At first, Eileen Lampert was diligent about getting regular mammograms. But as happens far too often, mammograms took a back seat to other things in her life.

Eileen had just moved to Dayton from Florida to be with her daughters. It had been five years since she’d had a mammogram. Other things took precedence, like hurricanes, the birth of a grandchild, and her younger daughter's wedding.

In Dayton, Eileen discovered a lump in her left breast. At first she ignored it, thinking it was a blocked milk duct. But the lump began to grow, so she went to see a medical oncologist at Miami Valley Hospital. A biopsy confirmed that Eileen had a malignant tumor that had been growing for two years.

Suddenly, panic set in. Eileen's mother and sister had both been through breast cancer. Her mother's cancer was not diagnosed for two years. She died soon after starting treatment. And now Eileen—still in her 50s—found herself in what appeared to be the same place.

Eileen’s oncologist immediately referred her to a team of cancer care specialists including a medical oncologist, radiation oncologist, and Amy McKenna, one of Miami Valley Hospital's breast cancer navigators. In addition to helping oncology patients plan their care and providing the information they need to make decisions, McKenna helps patients deal with the emotional aspects of cancer.

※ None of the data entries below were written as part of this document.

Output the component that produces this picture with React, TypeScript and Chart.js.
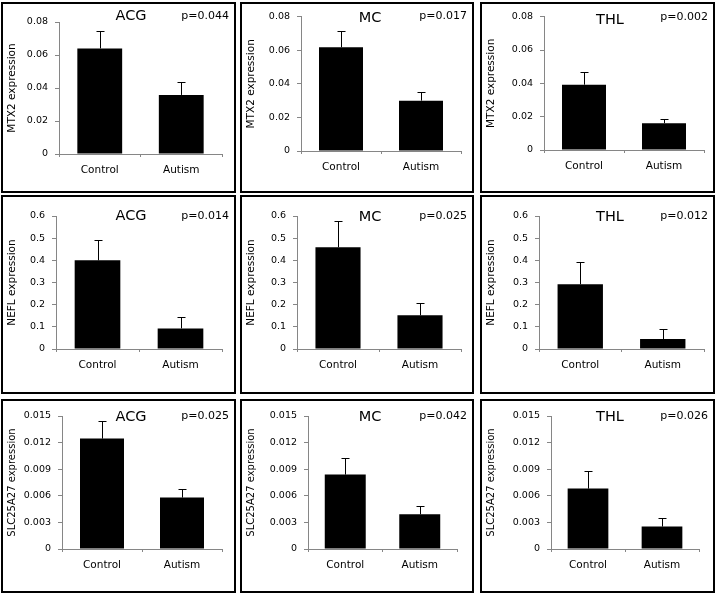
import React, { useEffect, useRef } from "react";
import { Chart, registerables } from "chart.js";

Chart.register(...registerables);
Chart.defaults.font.family = '"DejaVu Sans", Verdana, sans-serif';

// ---------- data ----------
const categories = ["Control", "Autism"];
const regions = ["ACG", "MC", "THL"];
const genes = ["MTX2", "NEFL", "SLC25A27"];
const yMaxByGene = [0.08, 0.6, 0.015];
const yStepByGene = [0.02, 0.1, 0.003];
const yDecimalsByGene = [2, 1, 3];

// [region][category]
const mtx2Means = [[0.064, 0.0358], [0.0618, 0.03], [0.0392, 0.0161]];
const mtx2Errors = [[0.0107, 0.0078], [0.0098, 0.0053], [0.0074, 0.0028]];
const neflMeans = [[0.4, 0.093], [0.459, 0.152], [0.292, 0.045]];
const neflErrors = [[0.09, 0.053], [0.117, 0.057], [0.101, 0.043]];
const slcMeans = [[0.01245, 0.0058], [0.00839, 0.00391], [0.00681, 0.00253]];
const slcErrors = [[0.00203, 0.00093], [0.00191, 0.00098], [0.00195, 0.00097]];

const mtx2P = ["p=0.044", "p=0.017", "p=0.002"];
const neflP = ["p=0.014", "p=0.025", "p=0.012"];
const slcP = ["p=0.025", "p=0.042", "p=0.026"];

const meansByGene = [mtx2Means, neflMeans, slcMeans];
const errorsByGene = [mtx2Errors, neflErrors, slcErrors];
const pByGene = [mtx2P, neflP, slcP];

// ---------- layout (page pixels) ----------
const BW = 2;
const colX = [1, 240, 480];
const colW = [235, 234, 235];
const rowY = [2, 195, 399];
const rowH = [191, 199, 194];
// [axisX, plotTop, plotRight, zeroY] per panel
const plotBoxes = [
  [59, 22, 222, 154], [301, 15, 461, 151], [544, 16, 704, 150],
  [56, 216, 222, 349], [297, 216, 461, 349], [539, 216, 704, 349],
  [62, 416, 222, 549], [308, 416, 457, 549], [551, 416, 699, 549],
];
const titleYs = [16, 18, 20, 216, 217, 217, 417, 417, 417];
const pYs = [16, 16, 17, 216, 216, 216, 416, 416, 416];

const AXIS = "#868686";

function Panel({ gi, ri }: { gi: number; ri: number }) {
  const ref = useRef<HTMLCanvasElement>(null);
  const px = colX[ri], py = rowY[gi], pw = colW[ri], ph = rowH[gi];
  const cw = pw - 2 * BW, ch = ph - 2 * BW;

  useEffect(() => {
    const idx = gi * 3 + ri;
    const [ax, top, right, zero] = plotBoxes[idx];
    const ox = px + BW, oy = py + BW;
    const leftW = ax - ox;
    const topPad = top - oy;
    const rightPad = cw - (right - ox);
    const bottomH = ch - (zero - oy);
    const means = meansByGene[gi][ri];
    const errs = errorsByGene[gi][ri];
    const dec = yDecimalsByGene[gi];

    const extras = {
      id: "extras",
      afterDatasetsDraw(chart: any) {
        const ctx = chart.ctx;
        const meta = chart.getDatasetMeta(0);
        const ys = chart.scales.y;
        ctx.save();
        ctx.strokeStyle = "#000";
        ctx.lineWidth = 1;
        meta.data.forEach((bar: any, i: number) => {
          const x = Math.round(bar.x) + 0.5;
          const y0 = ys.getPixelForValue(means[i]);
          const y1 = Math.round(ys.getPixelForValue(means[i] + errs[i])) + 0.5;
          ctx.beginPath();
          ctx.moveTo(x, y0);
          ctx.lineTo(x, y1);
          ctx.moveTo(x - 4, y1);
          ctx.lineTo(x + 4, y1);
          ctx.stroke();
        });
        ctx.fillStyle = "#000";
        ctx.font = '14.5px "DejaVu Sans"';
        ctx.textAlign = "center";
        ctx.textBaseline = "middle";
        ctx.fillText(regions[ri], px + 130 - ox, titleYs[idx] - oy);
        ctx.font = '11px "DejaVu Sans"';
        ctx.textAlign = "right";
        ctx.fillText(pByGene[gi][ri], px + pw - 7 - ox, pYs[idx] - oy);
        ctx.restore();
      },
    };

    const chart = new Chart(ref.current as HTMLCanvasElement, {
      type: "bar",
      data: {
        labels: categories,
        datasets: [
          {
            data: means,
            backgroundColor: "#000",
            borderWidth: 0,
            barPercentage: 0.55,
            categoryPercentage: 1,
          },
        ],
      },
      options: {
        animation: false,
        responsive: false,
        maintainAspectRatio: false,
        events: [],
        layout: { padding: { left: 0, top: topPad, right: rightPad, bottom: 0 } },
        plugins: { legend: { display: false }, tooltip: { enabled: false } },
        scales: {
          x: {
            grid: {
              display: true,
              drawOnChartArea: false,
              offset: true,
              tickLength: 3,
              color: AXIS,
            },
            border: { color: AXIS },
            ticks: { color: "#000", font: { size: 10.5 }, padding: 7, maxRotation: 0 },
            afterFit: (s: any) => {
              s.height = bottomH;
            },
          },
          y: {
            min: 0,
            max: yMaxByGene[gi],
            ticks: {
              stepSize: yStepByGene[gi],
              color: "#000",
              font: { size: 9.5 },
              padding: 7,
              callback: (v: any) => (Math.abs(Number(v)) < 1e-9 ? "0" : Number(v).toFixed(dec)),
            },
            grid: { drawOnChartArea: false, tickLength: 4, color: AXIS },
            border: { color: AXIS },
            title: {
              display: true,
              text: genes[gi] + " expression",
              color: "#000",
              font: { size: gi === 2 ? 10 : 10.5 },
              padding: { top: 3, bottom: 0 },
            },
            afterFit: (s: any) => {
              s.width = leftW;
            },
          },
        },
      },
      plugins: [extras],
    } as any);
    return () => chart.destroy();
  }, []);

  return (
    <div
      style={{
        position: "absolute",
        left: px,
        top: py,
        width: pw,
        height: ph,
        border: `${BW}px solid #000`,
        boxSizing: "border-box",
        background: "#fff",
      }}
    >
      <canvas
        ref={ref}
        width={cw}
        height={ch}
        style={{ position: "absolute", left: 0, top: 0, width: cw, height: ch }}
      />
    </div>
  );
}

export default function App() {
  const panels = [];
  for (let gi = 0; gi < 3; gi++) {
    for (let ri = 0; ri < 3; ri++) {
      panels.push(<Panel key={gi * 3 + ri} gi={gi} ri={ri} />);
    }
  }
  return (
    <div
      style={{
        position: "absolute",
        left: 0,
        top: 0,
        width: 716,
        height: 594,
        background: "#fff",
        overflow: "hidden",
      }}
    >
      {panels}
    </div>
  );
}
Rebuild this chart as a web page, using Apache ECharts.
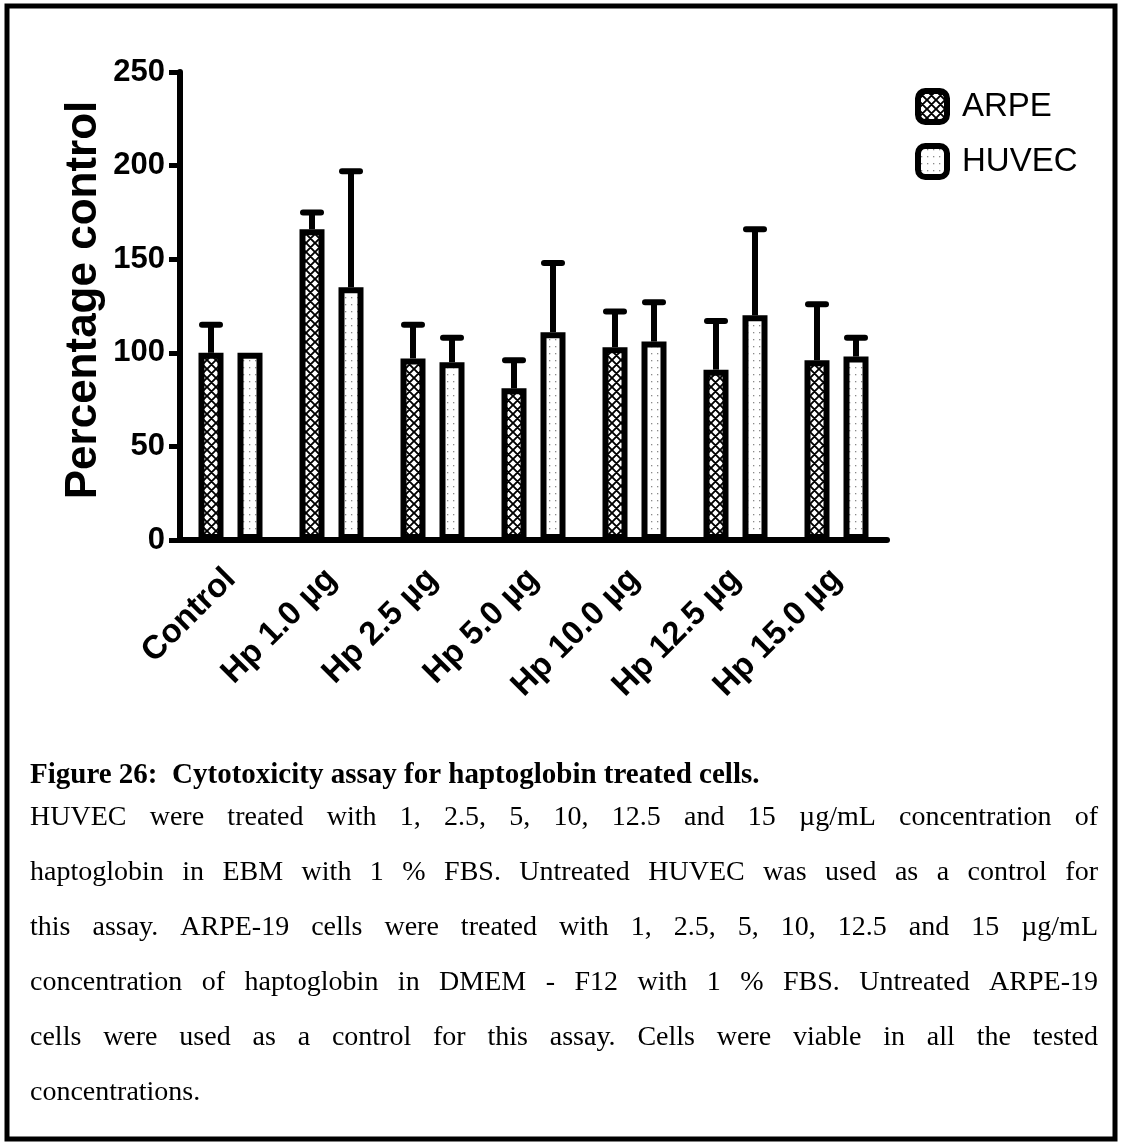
<!DOCTYPE html>
<html>
<head>
<meta charset="utf-8">
<script src="https://cdn.jsdelivr.net/npm/echarts@6/dist/echarts.min.js"></script>
<style>
  html, body { margin: 0; padding: 0; background: #fff; }
  #chart { width: 1121px; height: 1144px; }
</style>
</head>
<body>
<div id="chart"></div>
<script>
// Cell viability (% of untreated control), mean and upper SD per treatment
const categories = ['Control', 'Hp 1.0 µg', 'Hp 2.5 µg', 'Hp 5.0 µg', 'Hp 10.0 µg', 'Hp 12.5 µg', 'Hp 15.0 µg'];
const arpeMean  = [100, 166, 97, 81, 103, 91, 96];
const arpeErr   = [15, 9, 18, 15, 19, 26, 30];
const huvecMean = [100, 135, 95, 111, 106, 120, 98];
const huvecErr  = [0, 62, 13, 37, 21, 46, 10];

const yMin = 0, yMax = 250, yStep = 50;

const captionTitle = 'Figure 26:  Cytotoxicity assay for haptoglobin treated cells.';
const captionLines = [
  'HUVEC were treated with 1, 2.5, 5, 10, 12.5 and 15 µg/mL concentration of',
  'haptoglobin in EBM with 1 % FBS. Untreated HUVEC was used as a control for',
  'this assay. ARPE-19 cells were treated with 1, 2.5, 5, 10, 12.5 and 15 µg/mL',
  'concentration of haptoglobin in DMEM - F12 with 1 % FBS. Untreated ARPE-19',
  'cells were used as a control for this assay. Cells were viable in all the tested',
  'concentrations.'
];

const SANS = 'Arial, "Liberation Sans", sans-serif';
const SERIF = '"Times New Roman", "Liberation Serif", serif';

// Fill patterns: cross-hatch for ARPE, fine dots for HUVEC
function hatchTile() {
  const s = 9;
  const c = document.createElement('canvas');
  c.width = s; c.height = s;
  const g = c.getContext('2d');
  g.fillStyle = '#fff'; g.fillRect(0, 0, s, s);
  g.strokeStyle = '#000'; g.lineWidth = 1.9;
  g.beginPath();
  for (const o of [-s, 0, s]) {
    g.moveTo(o, 0); g.lineTo(o + s, s);
    g.moveTo(o + s, 0); g.lineTo(o, s);
  }
  g.stroke();
  return c;
}
function dotTile() {
  const c = document.createElement('canvas');
  c.width = 6; c.height = 7;
  const g = c.getContext('2d');
  g.fillStyle = '#fff'; g.fillRect(0, 0, 6, 7);
  g.fillStyle = '#8a8a8a'; g.fillRect(3, 3, 1.3, 1.3);
  return c;
}
const hatchFill = { image: hatchTile(), repeat: 'repeat' };
const dotFill = { image: dotTile(), repeat: 'repeat' };

const BAR_W = 25;
const BAR_GAP = 14;
const BAR_SHIFT = (BAR_W + BAR_GAP) / 2;

function errorSeries(name, means, errs, side) {
  return {
    type: 'custom',
    name: name + ' SD',
    z: 3,
    silent: true,
    renderItem: function (params, api) {
      const i = api.value(0), m = api.value(1), e = api.value(2);
      if (!e) return;
      const base = api.coord([i, m]);
      const top = api.coord([i, m + e]);
      const x = base[0] + side * BAR_SHIFT;
      return {
        type: 'group',
        children: [
          { type: 'line', shape: { x1: x, y1: base[1], x2: x, y2: top[1] },
            style: { stroke: '#000', lineWidth: 6 } },
          { type: 'line', shape: { x1: x - 9, y1: top[1], x2: x + 9, y2: top[1] },
            style: { stroke: '#000', lineWidth: 6, lineCap: 'round' } }
        ]
      };
    },
    data: means.map((m, i) => [i, m, errs[i]])
  };
}

// Caption: justified body text, one word at a time
const measureCtx = document.createElement('canvas').getContext('2d');
function captionGraphics() {
  const out = [];
  const left = 30, right = 1098;
  const bodyFont = '28px ' + SERIF;
  out.push({
    type: 'text', x: left, y: 776,
    style: { text: captionTitle, font: 'bold 29px ' + SERIF, fill: '#000', textVerticalAlign: 'middle' }
  });
  const firstY = 818, lineStep = 55;
  measureCtx.font = bodyFont;
  captionLines.forEach((line, li) => {
    const y = firstY + li * lineStep;
    const last = li === captionLines.length - 1;
    if (last) {
      out.push({ type: 'text', x: left, y: y,
                 style: { text: line, font: bodyFont, fill: '#000', textVerticalAlign: 'middle' } });
      return;
    }
    const words = line.split(' ');
    const widths = words.map(w => measureCtx.measureText(w).width);
    const total = widths.reduce((a, b) => a + b, 0);
    const gap = (right - left - total) / (words.length - 1);
    let x = left;
    words.forEach((w, wi) => {
      out.push({ type: 'text', x: x, y: y,
                 style: { text: w, font: bodyFont, fill: '#000', textVerticalAlign: 'middle' } });
      x += widths[wi] + gap;
    });
  });
  return out;
}

const chart = echarts.init(document.getElementById('chart'), null, { renderer: 'canvas' });

chart.setOption({
  backgroundColor: '#fff',
  animation: false,
  grid: { left: 180, right: 234, top: 72, bottom: 604, containLabel: false },
  legend: {
    orient: 'vertical',
    left: 915, top: 88,
    itemWidth: 29, itemHeight: 31, itemGap: 18,
    icon: 'roundRect',
    padding: 0,
    textStyle: { fontFamily: SANS, fontSize: 33, color: '#000', padding: [0, 0, 0, 10] },
    data: [
      { name: 'ARPE', itemStyle: { color: hatchFill, borderColor: '#000', borderWidth: 6 } },
      { name: 'HUVEC', itemStyle: { color: dotFill, borderColor: '#000', borderWidth: 6 } }
    ]
  },
  xAxis: {
    type: 'category',
    data: categories,
    axisLine: { lineStyle: { color: '#000', width: 6 } },
    axisTick: { alignWithLabel: true, length: 12, lineStyle: { color: '#000', width: 5 } },
    axisLabel: {
      rotate: 45, margin: 34, color: '#000',
      fontFamily: SANS, fontWeight: 'bold', fontSize: 33, interval: 0
    },
    splitLine: { show: false }
  },
  yAxis: {
    type: 'value',
    min: yMin, max: yMax, interval: yStep,
    axisLine: { show: true, lineStyle: { color: '#000', width: 6 } },
    axisTick: { show: true, length: 11, lineStyle: { color: '#000', width: 5 } },
    axisLabel: { margin: 15, color: '#000', fontFamily: SANS, fontWeight: 'bold', fontSize: 31 },
    splitLine: { show: false }
  },
  series: [
    {
      name: 'ARPE', type: 'bar', data: arpeMean,
      barWidth: BAR_W, barGap: (BAR_GAP / BAR_W * 100) + '%',
      itemStyle: { color: hatchFill, borderColor: '#000', borderWidth: 6 },
      z: 2
    },
    {
      name: 'HUVEC', type: 'bar', data: huvecMean,
      barWidth: BAR_W,
      itemStyle: { color: dotFill, borderColor: '#000', borderWidth: 6 },
      z: 2
    },
    errorSeries('ARPE', arpeMean, arpeErr, -1),
    errorSeries('HUVEC', huvecMean, huvecErr, 1)
  ],
  graphic: [
    {
      type: 'rect', shape: { x: 7, y: 6, width: 1108, height: 1133 },
      style: { fill: null, stroke: '#000', lineWidth: 5 }, silent: true
    },
    {
      type: 'text', x: 84, y: 300, rotation: Math.PI / 2,
      style: { text: 'Percentage control', font: 'bold 44px ' + SANS, fill: '#000',
               textAlign: 'center', textVerticalAlign: 'middle' }
    }
  ].concat(captionGraphics())
});
</script>
</body>
</html>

Eileen had unpleasant memories of the difficulties her father had with chemotherapy before he died of lung cancer. McKenna helped ease Eileen’s concerns, reviewing options available to her, including new drugs with fewer side effects. After treatment, Eileen's tumor began shrinking, and she felt sick only twice.

After the tumor shrank, Eileen had a double mastectomy. She credits McKenna for helping her through the experience. And Eileen was thankful for the support of daughters and a granddaughter living nearby.